Slashdot Mirror


YouTube Promises Changes To Copyright Claim Policy (thestack.com)

An anonymous reader writes: YouTube has set up a new team dedicated to weeding out false copyright claims and subsequent erroneous takedowns, responding to community criticism. Complaints have accused the video streaming site of a lazy approach to monitoring content, and using an unreliable automated system, Content ID, to enforce copyright policy. In response to these allegations, YouTube has announced that it will be introducing a workforce focused entirely on minimizing mistakes that delete legitimate videos. The tech giant has also promised to improve transparency into the status of monetization claims, and help strengthen communications between video creators and its support teams.

4 of 95 comments (clear)

  1. The first false claim by grahamsaa · · Score: 5, Insightful

    Should lead to automatic denial of the next 2 claims from the same claimant. The second false claim should lead to automatic denial of the next 4 claims (and so on). I think that would solve the problem pretty quickly.

    --
    Facts have a liberal bias.
  2. Punish false claims. by jxander · · Score: 4, Insightful

    Until false claims carry some penalty, false claims will continue.
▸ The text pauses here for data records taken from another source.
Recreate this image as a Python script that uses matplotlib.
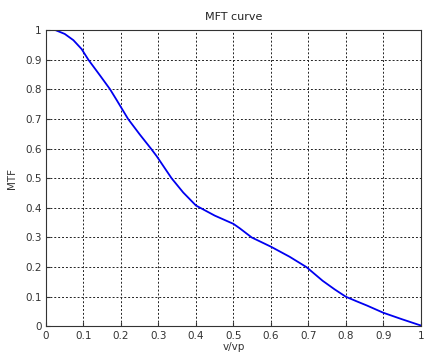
import numpy as np
import matplotlib
matplotlib.use('Agg')
import matplotlib.pyplot as plt

# normalised frequency v/vp and MTF values
freq = [0, 0.025, 0.05, 0.073, 0.095, 0.113, 0.144, 0.171, 0.188, 0.219,
        0.25, 0.28, 0.295, 0.335, 0.366, 0.4, 0.45, 0.5, 0.517, 0.549, 0.6,
        0.65, 0.695, 0.738, 0.77, 0.8, 0.83, 0.857, 0.9, 0.95, 1.0]
mtf = [1.0, 1.0, 0.987, 0.966, 0.936, 0.9, 0.847, 0.8, 0.765, 0.7,
       0.648, 0.6, 0.575, 0.5, 0.452, 0.408, 0.374, 0.346, 0.331, 0.3, 0.269,
       0.235, 0.2, 0.154, 0.125, 0.1, 0.084, 0.07, 0.046, 0.024, 0.003]
x_ticks = [0, 0.1, 0.2, 0.3, 0.4, 0.5, 0.6, 0.7, 0.8, 0.9, 1]
y_ticks = [0, 0.1, 0.2, 0.3, 0.4, 0.5, 0.6, 0.7, 0.8, 0.9, 1]

plt.rcParams['font.family'] = ['DejaVu Sans']

fig = plt.figure(figsize=(4.24, 3.54), dpi=100)
ax = fig.add_axes([0.1085, 0.078, 0.884, 0.837])

ax.plot(freq, mtf, color='#0000f0', linewidth=1.3)

ax.set_xlim(0, 1)
ax.set_ylim(0, 1)
ax.set_xticks(x_ticks)
ax.set_yticks(y_ticks)
ax.set_xticklabels([f'{t:g}' for t in x_ticks])
ax.set_yticklabels([f'{t:g}' for t in y_ticks])
ax.tick_params(direction='in', length=3, colors='#333333', labelsize=7.5, pad=3)
ax.grid(True, linestyle=(0, (2, 2)), color='#222222', linewidth=0.7)

for s in ax.spines.values():
    s.set_linewidth(0.8)
    s.set_color('#333333')

ax.set_title('MFT curve', fontsize=8, pad=7, color='#222222')
ax.set_xlabel('v/vp', fontsize=7.5, labelpad=1, color='#333333')
ax.set_ylabel('MTF', fontsize=7.5, labelpad=6, color='#333333')

fig.savefig('out.png', dpi=100)
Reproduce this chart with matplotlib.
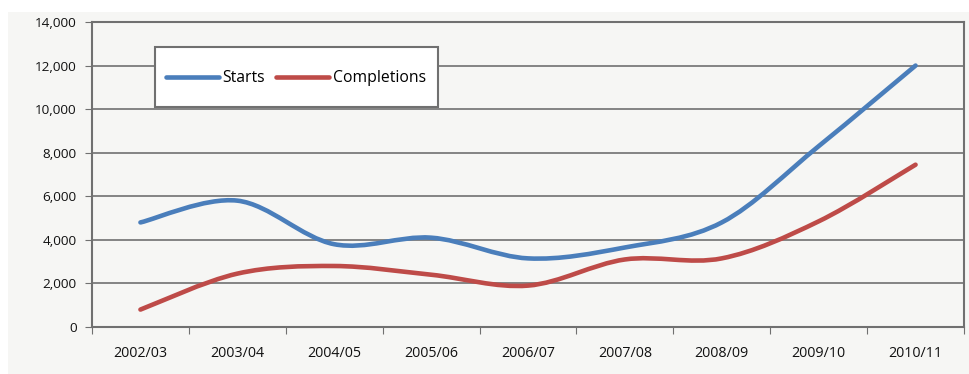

    The penalty doesn't need to be particularly harsh. I'd say 3-strikes and you can no longer submit automated take down. After you've falsely accused 3 videos, all further accusations will go into a queue for human review

    It would allow a company to police its trademark and take down any flagrant violators, but dissuade automated scripts that flags dozens of videos on flimsy grounds.

    That's just my suggestion, there are certainly more options to punish false accusers. Until some punishment is in place though, youtube's words are hollow.

    --
    This signature is false.
  3. need new law. Comcast tried after 10,000 false by raymorris · · Score: 4, Insightful

    After receiving thousands of false, incomplete, and otherwise invalid claims from one company, Comcast starting ignoring them. The court ruled Comcast was therefore liable for the claims they ignored. Under current law, the ruling against Comcast was more or less correct (it was borderline, arguable, under current law).

    So while "three strikes and you're out " may be a sensible policy, YouTube can't really do that under current law. The DMCA REALLY needs an amendment that strongly discourages improper notices. Something along the lines of "three strikes and you're out" would greatly reduce the number of wrongful claims, which is actually the one big problem with the DMCA. Congress has to do that, though, not Youtube.

    If that were fixed, and people were educated about counter-claims under DMCA, it would actually be a pretty good law. The DMCA system works pretty well in cases where the complainant isn't being reckless about filing improper claims.

  4. Repeat offenders by Todd+Knarr · · Score: 3, Insightful

    I'd like to see a "repeat offenders" classification for copyright claimants like the copyright holders want for alleged infringers. If more than a certain percentage of your copyright infringement claims turn out to be bogus, your claims get diverted for review and won't be acted on until someone's checked the content and checked with the uploader. Same standard for any automated system, if it can't maintain at least the same level of accuracy expected of claimants then it's results can't be used until after human review.